It’s a rather lengthy story

This very simple dish is one of my childhood favourites. I was pleasantly surprise how easy it was to cook it – it’s pretty much a one bowl meal (i.e. chuck it all on a heat-proof bowl and set it off to steam). You may be a little apprehensive with the fungus especially if you’ve never heard or seen it before. It’s also known as jelly fungus, black fungus and cloud ears fungus. The names are obviously  linked to its odd shape and colour. Nutritionally, this fungus is a bit of a super hero. It is rich in iron – believed to enrich blood and prevent iron deficiency. It may effectively reduce blood pressure, and thought to lower LDL cholesterol levels; it is also said to nourish the lungs, liver and stomach, alleviate dryness and promote circulation in the body.

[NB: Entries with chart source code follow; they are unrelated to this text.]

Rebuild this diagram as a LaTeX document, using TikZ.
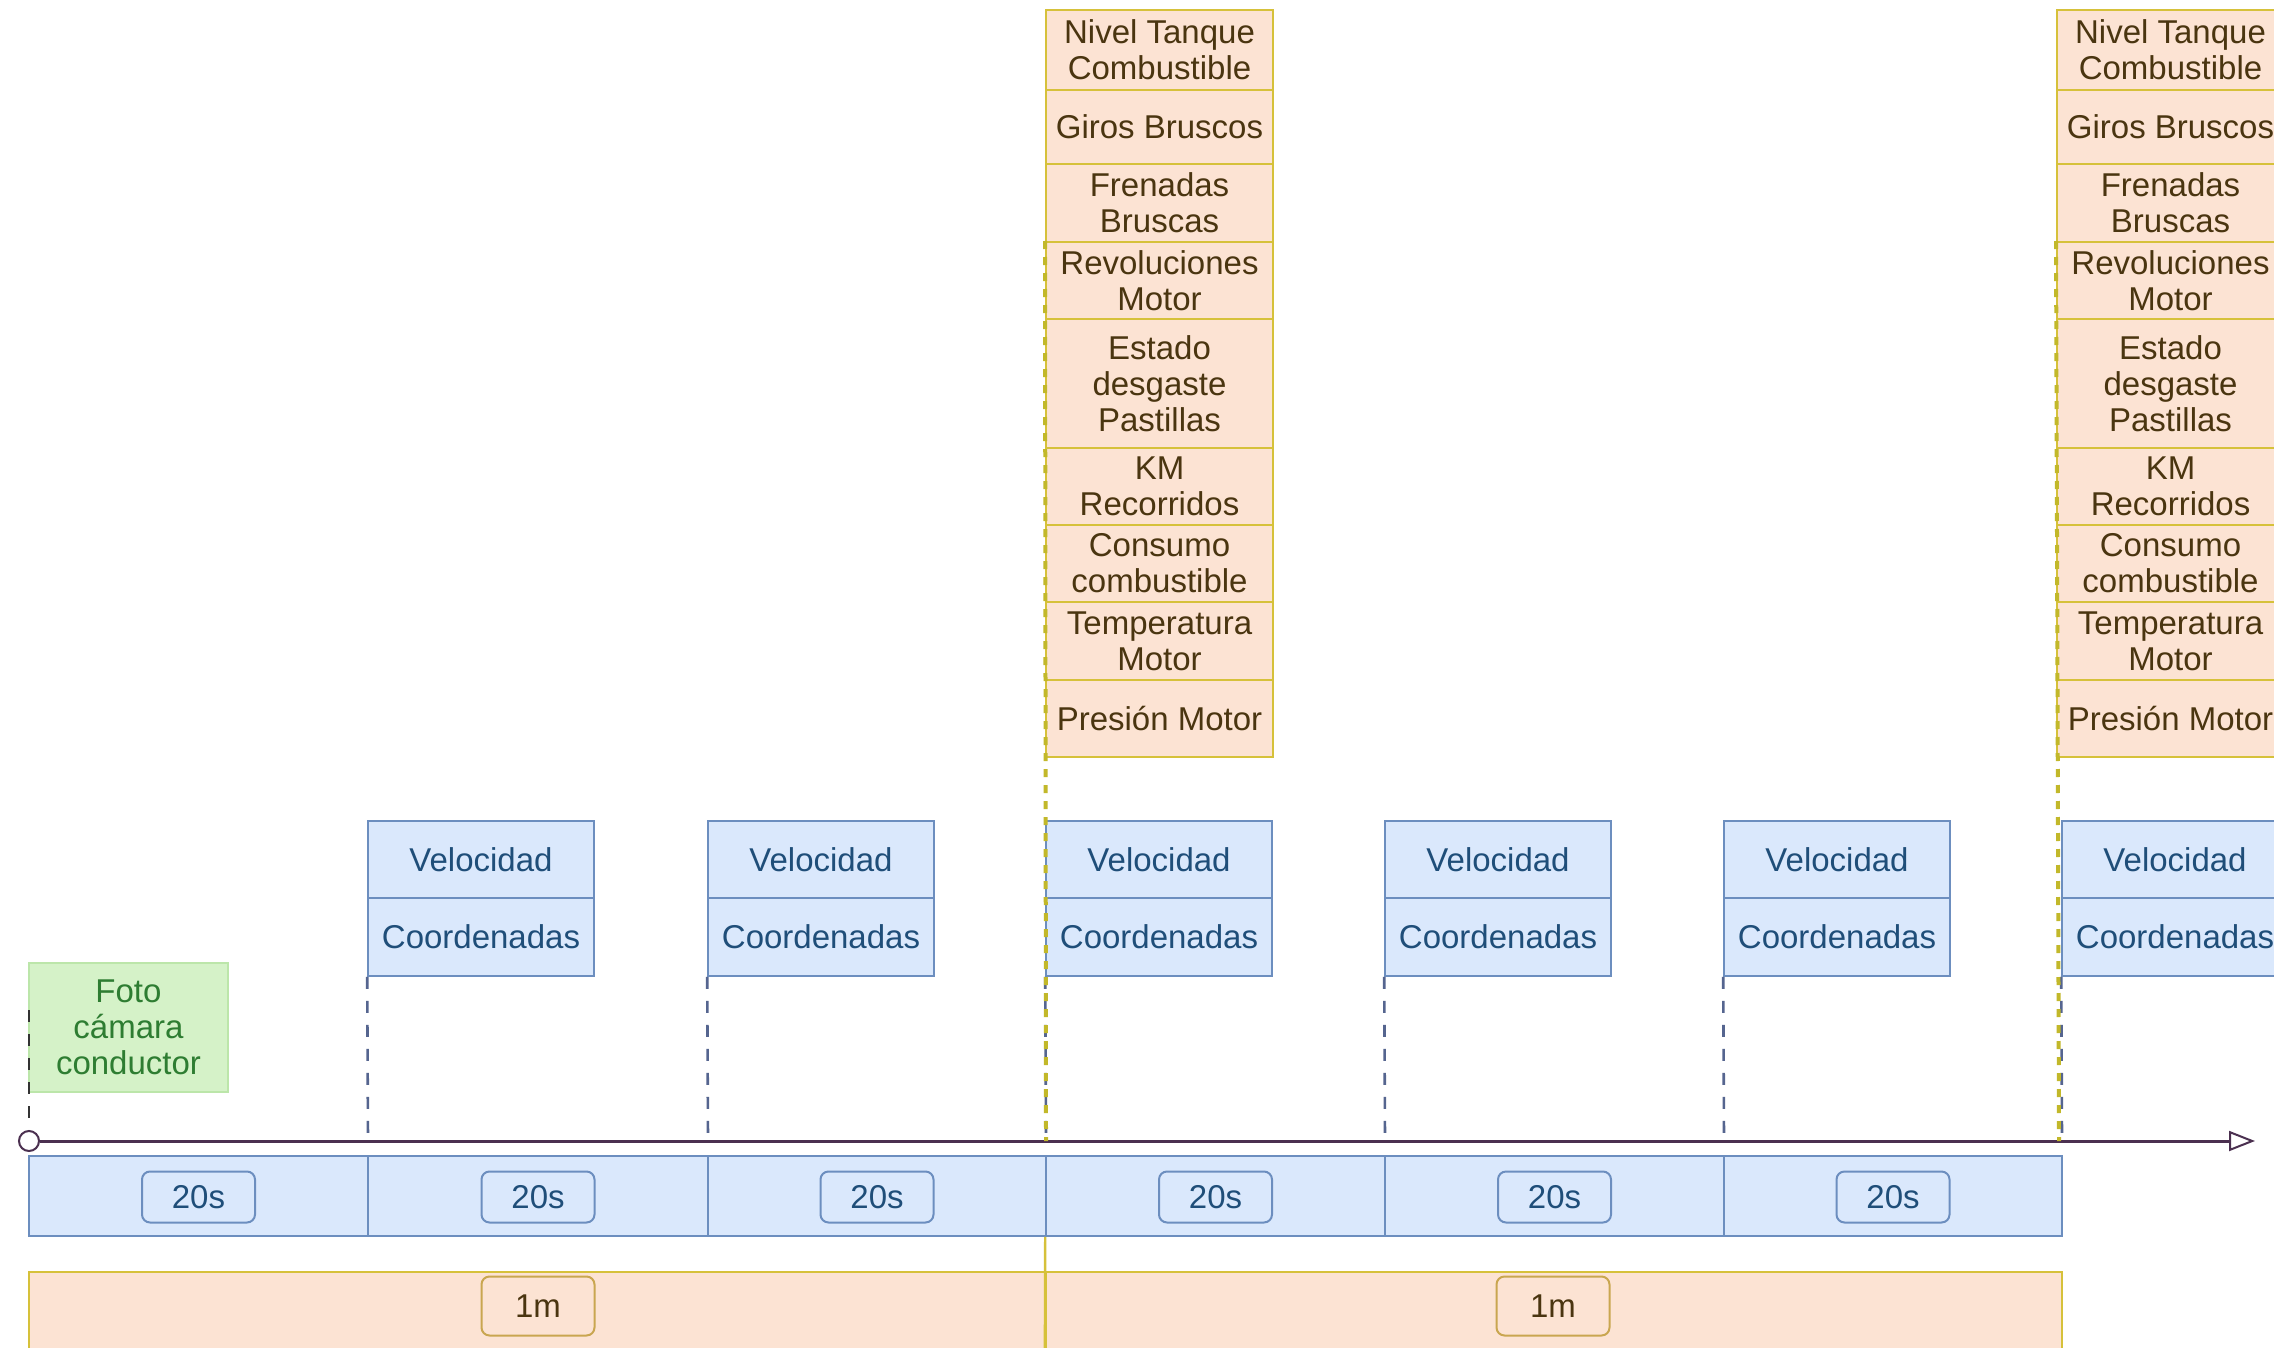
\documentclass[tikz,border=0pt]{standalone}
\usepackage{fontspec}
\setmainfont{Liberation Sans}
\usetikzlibrary{arrows.meta}

\definecolor{blueFill}{HTML}{DAE8FC}
\definecolor{blueLine}{HTML}{6C8EBF}
\definecolor{blueText}{HTML}{1F4E79}
\definecolor{peachFill}{HTML}{FCE3D3}
\definecolor{yellowLine}{HTML}{D6C13A}
\definecolor{oliveDot}{HTML}{C2B82A}
\definecolor{labelLine}{HTML}{C9A650}
\definecolor{brownText}{HTML}{4A3510}
\definecolor{greenFill}{HTML}{D5F2C8}
\definecolor{greenLine}{HTML}{BCE6AA}
\definecolor{greenText}{HTML}{2E7D32}
\definecolor{axisCol}{HTML}{4B3050}
\definecolor{tickCol}{HTML}{55658F}

\tikzset{
  lbl/.style={font=\fontsize{16.5}{18}\selectfont, align=center, inner sep=0pt},
  stackrow/.style={lbl, draw=yellowLine, fill=peachFill, text=brownText,
    line width=1pt, minimum width=113.5pt},
  sensor/.style={lbl, draw=blueLine, fill=blueFill, text=blueText,
    line width=0.8pt, minimum width=113pt},
  photo/.style={lbl, draw=greenLine, fill=greenFill, text=greenText,
    line width=0.6pt, minimum width=99.5pt, minimum height=64.5pt},
  slot/.style={draw=blueLine, fill=blueFill, line width=0.8pt,
    minimum height=40pt, inner sep=0pt},
  minuteband/.style={draw=yellowLine, fill=peachFill, line width=1.2pt,
    minimum height=48pt, inner sep=0pt},
  secs/.style={lbl, draw=blueLine, fill=blueFill, text=blueText, rounded corners=4pt,
    line width=1pt, minimum width=56.5pt, minimum height=25.5pt},
  mins/.style={lbl, draw=labelLine, fill=peachFill, text=brownText, rounded corners=4pt,
    line width=1pt, minimum width=56.5pt, minimum height=29.5pt},
  axis/.style={draw=axisCol, line width=1.5pt,
    -{Triangle[open, length=13pt, width=10pt, line width=1pt]}},
  tickdash/.style={draw=tickCol, line width=1.3pt, dash pattern=on 6pt off 6pt},
  startdash/.style={draw=black!80, line width=1.3pt, dash pattern=on 6pt off 6pt},
  olivedash/.style={draw=oliveDot, line width=2pt, dash pattern=on 4pt off 4pt},
}

\begin{document}
\begin{tikzpicture}[x=0.5pt, y=-0.5pt]
\clip (0,0) rectangle (2274,1348);
\fill[white] (0,0) rectangle (2274,1348);

% 20 s slots along the time axis
\foreach \cx/\w [count=\i] in {198.5/339, 538/340, 877/338, 1215.5/339, 1554.5/339, 1893/338} {
  \node[slot, minimum width={\w*0.5pt}] (b\i) at (\cx,1196) {};
  \node[secs] (s\i) at (\cx,1197) {20s};
}

% 1 min bands
\node[minuteband, minimum width=508.5pt] (o1) at (537.5,1320) {};
\node[minuteband, minimum width=508pt] (o2) at (1554,1320) {};
\node[mins] (m1) at (538,1306) {1m};
\node[mins] (m2) at (1553,1306) {1m};
\draw[yellowLine, line width=1.2pt] (b4.south west) -- (o2.south west);

% time axis
\coordinate (tEnd) at (2255,1141);
\foreach \x [count=\i] in {368,708,1046,1385,1724,2062} {
  \coordinate (k\i) at (\x,1141);
}
\coordinate (kA) at (1046,1141);
\coordinate (kB) at (2059,1141);
\node[circle, draw=axisCol, fill=white, minimum size=10pt, inner sep=0pt, line width=1pt] (t0) at (29,1141) {};
\draw[axis] (t0.east) -- (tEnd);

% driver photo at the start
\node[photo] (foto) at (128.5,1027.5) {Foto\\cámara\\conductor};
\coordinate (fotoTop) at (29,1010);
\draw[startdash] (fotoTop) -- (t0.north);

% speed / position every 20 s
\foreach \L [count=\i] in {368,708,1046,1385,1724,2062} {
  \node[sensor, minimum height=38.5pt] (v\i) at (\L+113,859.5) {Velocidad};
  \node[sensor, minimum height=39pt] (c\i) at (\L+113,937) {Coordenadas};
  \draw[tickdash] (c\i.south west) -- (k\i);
}

% vehicle data every minute
\foreach \cx/\nm in {1159.5/A, 2170.5/B} {
  \foreach \t/\b/\txt [count=\i] in {
      10/90/{Nivel Tanque\\Combustible},
      90/164/{Giros Bruscos},
      164/242/{Frenadas\\Bruscas},
      242/319/{Revoluciones\\Motor},
      319/448/{Estado\\desgaste\\Pastillas},
      448/525/{KM\\Recorridos},
      525/602/{Consumo\\combustible},
      602/680/{Temperatura\\Motor},
      680/757/{Presión Motor}} {
    \node[stackrow, minimum height={(\b-\t)*0.5pt}] (s\nm\i) at (\cx,{(\t+\b)/2}) {\txt};
  }
}
\draw[olivedash] (sA4.north west) -- (kA);
\draw[olivedash] (sB4.north west) -- (kB);
\end{tikzpicture}
\end{document}
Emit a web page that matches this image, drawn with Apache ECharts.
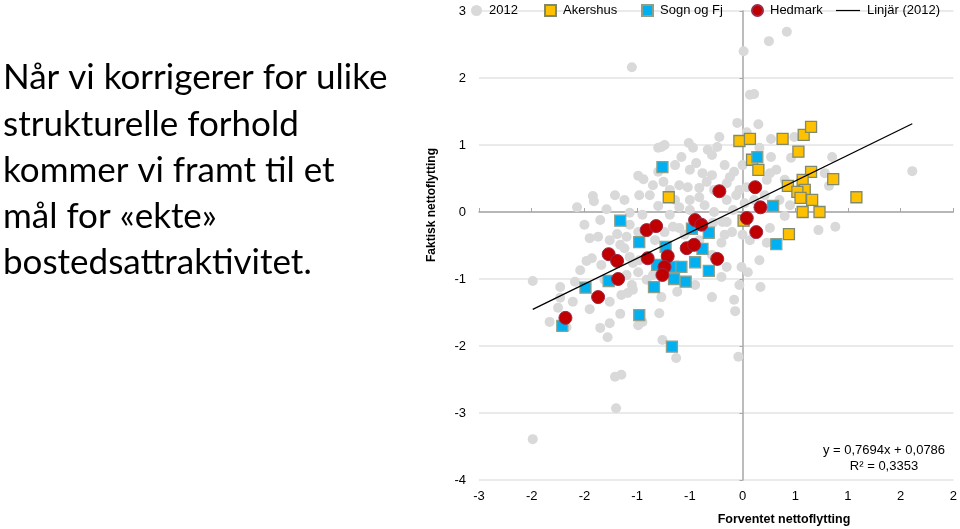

You can read more about it here. Wood ear fungus is mainly sold in dried form so before using, you will need to soak it in water for about 15 – 20 minutes. It will expand two to three times its packaged size. Rinse the fungus and trim the hardy bits off, which are the stems. It’s a pretty versatile ingredient – which can be used in stews, soups, steamed dishes like this one, and stir-fries.

It’s a little crunchy in texture but it depends on how long it has been cooked. The longer it is on the stove, the softer it becomes. This dish also includes other super sexy foods like goji berries, dried Chinese mushrooms, sesame oil, ginger and a nice splash of ginger wine – all great for this frosty winter. Some day, remind me to explain the basics of Chinese nutrition. It’s a rather lengthy story.